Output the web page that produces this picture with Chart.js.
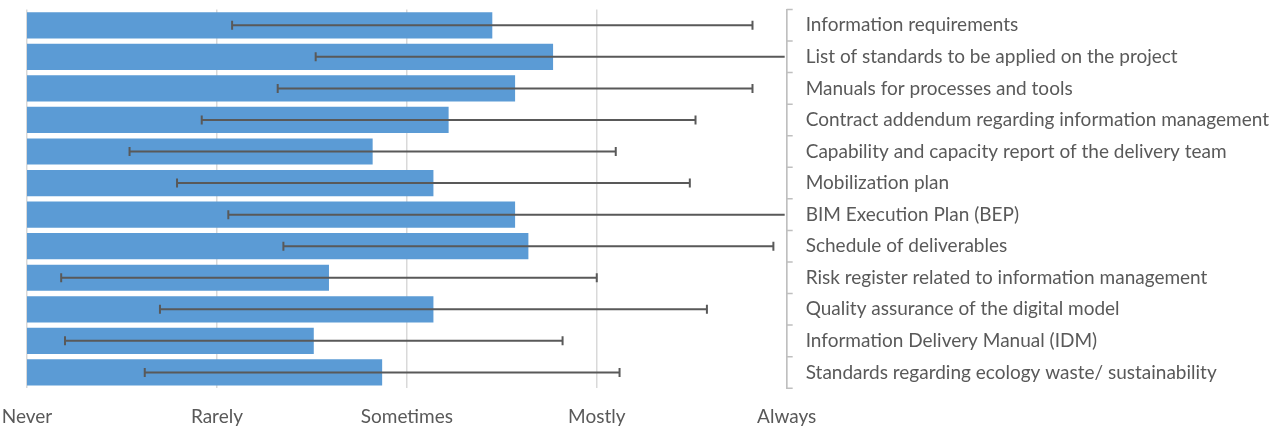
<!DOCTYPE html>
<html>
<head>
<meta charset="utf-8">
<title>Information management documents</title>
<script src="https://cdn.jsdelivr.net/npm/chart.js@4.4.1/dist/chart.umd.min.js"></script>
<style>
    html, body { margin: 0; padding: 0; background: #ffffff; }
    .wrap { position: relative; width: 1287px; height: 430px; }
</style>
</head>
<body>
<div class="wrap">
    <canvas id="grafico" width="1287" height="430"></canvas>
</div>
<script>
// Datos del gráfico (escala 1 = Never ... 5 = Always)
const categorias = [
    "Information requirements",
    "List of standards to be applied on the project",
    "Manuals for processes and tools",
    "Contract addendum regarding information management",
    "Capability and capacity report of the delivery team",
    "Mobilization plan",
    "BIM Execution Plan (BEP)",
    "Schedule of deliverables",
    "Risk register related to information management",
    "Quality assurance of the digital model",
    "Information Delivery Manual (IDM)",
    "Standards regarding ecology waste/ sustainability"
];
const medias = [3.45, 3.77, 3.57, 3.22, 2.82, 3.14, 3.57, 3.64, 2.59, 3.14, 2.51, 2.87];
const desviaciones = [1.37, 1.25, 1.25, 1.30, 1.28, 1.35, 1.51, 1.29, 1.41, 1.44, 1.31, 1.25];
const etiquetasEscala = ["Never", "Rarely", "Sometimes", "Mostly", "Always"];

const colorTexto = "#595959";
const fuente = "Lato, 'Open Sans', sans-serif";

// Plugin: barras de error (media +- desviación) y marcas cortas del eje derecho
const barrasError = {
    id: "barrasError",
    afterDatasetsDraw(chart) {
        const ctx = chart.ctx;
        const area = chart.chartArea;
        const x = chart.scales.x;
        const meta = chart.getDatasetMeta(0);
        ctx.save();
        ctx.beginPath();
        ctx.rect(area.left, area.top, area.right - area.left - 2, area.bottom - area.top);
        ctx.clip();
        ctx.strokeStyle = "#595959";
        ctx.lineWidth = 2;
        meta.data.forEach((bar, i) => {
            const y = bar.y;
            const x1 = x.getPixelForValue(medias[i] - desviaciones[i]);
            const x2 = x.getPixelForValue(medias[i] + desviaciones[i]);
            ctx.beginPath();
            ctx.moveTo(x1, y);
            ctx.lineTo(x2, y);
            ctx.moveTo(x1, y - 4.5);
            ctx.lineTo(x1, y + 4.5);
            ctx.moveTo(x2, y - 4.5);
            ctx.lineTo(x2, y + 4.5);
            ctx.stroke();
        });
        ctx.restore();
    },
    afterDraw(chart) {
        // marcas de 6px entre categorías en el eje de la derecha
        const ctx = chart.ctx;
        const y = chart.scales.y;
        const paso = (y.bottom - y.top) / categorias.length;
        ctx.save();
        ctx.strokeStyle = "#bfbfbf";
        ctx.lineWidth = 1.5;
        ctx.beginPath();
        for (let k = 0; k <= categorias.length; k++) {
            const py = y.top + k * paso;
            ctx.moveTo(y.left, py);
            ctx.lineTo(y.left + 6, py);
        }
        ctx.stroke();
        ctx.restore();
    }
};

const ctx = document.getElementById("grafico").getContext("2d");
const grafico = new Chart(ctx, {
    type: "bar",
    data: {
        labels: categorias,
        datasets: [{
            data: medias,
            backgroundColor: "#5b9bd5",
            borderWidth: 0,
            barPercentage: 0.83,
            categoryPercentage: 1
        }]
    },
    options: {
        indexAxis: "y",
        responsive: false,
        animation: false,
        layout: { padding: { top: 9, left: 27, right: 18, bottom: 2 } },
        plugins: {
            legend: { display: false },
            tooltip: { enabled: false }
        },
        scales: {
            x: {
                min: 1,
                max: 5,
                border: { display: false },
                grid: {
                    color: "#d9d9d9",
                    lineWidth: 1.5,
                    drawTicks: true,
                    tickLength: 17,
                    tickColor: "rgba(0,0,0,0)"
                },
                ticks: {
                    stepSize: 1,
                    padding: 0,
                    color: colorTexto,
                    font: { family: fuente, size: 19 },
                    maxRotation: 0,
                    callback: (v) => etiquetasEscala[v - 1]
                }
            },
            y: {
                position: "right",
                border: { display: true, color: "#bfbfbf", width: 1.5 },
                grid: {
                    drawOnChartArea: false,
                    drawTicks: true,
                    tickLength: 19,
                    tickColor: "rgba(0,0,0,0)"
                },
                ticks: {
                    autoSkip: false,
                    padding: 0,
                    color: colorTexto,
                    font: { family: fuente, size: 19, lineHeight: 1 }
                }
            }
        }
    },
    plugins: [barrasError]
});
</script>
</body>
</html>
------------------------------------
> **WRITTEN PROBLEM**
Reproduce the whole listing above word for word, but not its pictures.

> **REPLY TO THE EXERCISE**
Output the web page that produces this picture with Chart.js.
<!DOCTYPE html>
<html>
<head>
<meta charset="utf-8">
<title>Information management documents</title>
<script src="https://cdn.jsdelivr.net/npm/chart.js@4.4.1/dist/chart.umd.min.js"></script>
<style>
    html, body { margin: 0; padding: 0; background: #ffffff; }
    .wrap { position: relative; width: 1287px; height: 430px; }
</style>
</head>
<body>
<div class="wrap">
    <canvas id="grafico" width="1287" height="430"></canvas>
</div>
<script>
// Datos del gráfico (escala 1 = Never ... 5 = Always)
const categorias = [
    "Information requirements",
    "List of standards to be applied on the project",
    "Manuals for processes and tools",
    "Contract addendum regarding information management",
    "Capability and capacity report of the delivery team",
    "Mobilization plan",
    "BIM Execution Plan (BEP)",
    "Schedule of deliverables",
    "Risk register related to information management",
    "Quality assurance of the digital model",
    "Information Delivery Manual (IDM)",
    "Standards regarding ecology waste/ sustainability"
];
const medias = [3.45, 3.77, 3.57, 3.22, 2.82, 3.14, 3.57, 3.64, 2.59, 3.14, 2.51, 2.87];
const desviaciones = [1.37, 1.25, 1.25, 1.30, 1.28, 1.35, 1.51, 1.29, 1.41, 1.44, 1.31, 1.25];
const etiquetasEscala = ["Never", "Rarely", "Sometimes", "Mostly", "Always"];

const colorTexto = "#595959";
const fuente = "Lato, 'Open Sans', sans-serif";

// Plugin: barras de error (media +- desviación) y marcas cortas del eje derecho
const barrasError = {
    id: "barrasError",
    afterDatasetsDraw(chart) {
        const ctx = chart.ctx;
        const area = chart.chartArea;
        const x = chart.scales.x;
        const meta = chart.getDatasetMeta(0);
        ctx.save();
        ctx.beginPath();
        ctx.rect(area.left, area.top, area.right - area.left - 2, area.bottom - area.top);
        ctx.clip();
        ctx.strokeStyle = "#595959";
        ctx.lineWidth = 2;
        meta.data.forEach((bar, i) => {
            const y = bar.y;
            const x1 = x.getPixelForValue(medias[i] - desviaciones[i]);
            const x2 = x.getPixelForValue(medias[i] + desviaciones[i]);
            ctx.beginPath();
            ctx.moveTo(x1, y);
            ctx.lineTo(x2, y);
            ctx.moveTo(x1, y - 4.5);
            ctx.lineTo(x1, y + 4.5);
            ctx.moveTo(x2, y - 4.5);
            ctx.lineTo(x2, y + 4.5);
            ctx.stroke();
        });
        ctx.restore();
    },
    afterDraw(chart) {
        // marcas de 6px entre categorías en el eje de la derecha
        const ctx = chart.ctx;
        const y = chart.scales.y;
        const paso = (y.bottom - y.top) / categorias.length;
        ctx.save();
        ctx.strokeStyle = "#bfbfbf";
        ctx.lineWidth = 1.5;
        ctx.beginPath();
        for (let k = 0; k <= categorias.length; k++) {
            const py = y.top + k * paso;
            ctx.moveTo(y.left, py);
            ctx.lineTo(y.left + 6, py);
        }
        ctx.stroke();
        ctx.restore();
    }
};

const ctx = document.getElementById("grafico").getContext("2d");
const grafico = new Chart(ctx, {
    type: "bar",
    data: {
        labels: categorias,
        datasets: [{
            data: medias,
            backgroundColor: "#5b9bd5",
            borderWidth: 0,
            barPercentage: 0.83,
            categoryPercentage: 1
        }]
    },
    options: {
        indexAxis: "y",
        responsive: false,
        animation: false,
        layout: { padding: { top: 9, left: 27, right: 18, bottom: 2 } },
        plugins: {
            legend: { display: false },
            tooltip: { enabled: false }
        },
        scales: {
            x: {
                min: 1,
                max: 5,
                border: { display: false },
                grid: {
                    color: "#d9d9d9",
                    lineWidth: 1.5,
                    drawTicks: true,
                    tickLength: 17,
                    tickColor: "rgba(0,0,0,0)"
                },
                ticks: {
                    stepSize: 1,
                    padding: 0,
                    color: colorTexto,
                    font: { family: fuente, size: 19 },
                    maxRotation: 0,
                    callback: (v) => etiquetasEscala[v - 1]
                }
            },
            y: {
                position: "right",
                border: { display: true, color: "#bfbfbf", width: 1.5 },
                grid: {
                    drawOnChartArea: false,
                    drawTicks: true,
                    tickLength: 19,
                    tickColor: "rgba(0,0,0,0)"
                },
                ticks: {
                    autoSkip: false,
                    padding: 0,
                    color: colorTexto,
                    font: { family: fuente, size: 19, lineHeight: 1 }
                }
            }
        }
    },
    plugins: [barrasError]
});
</script>
</body>
</html>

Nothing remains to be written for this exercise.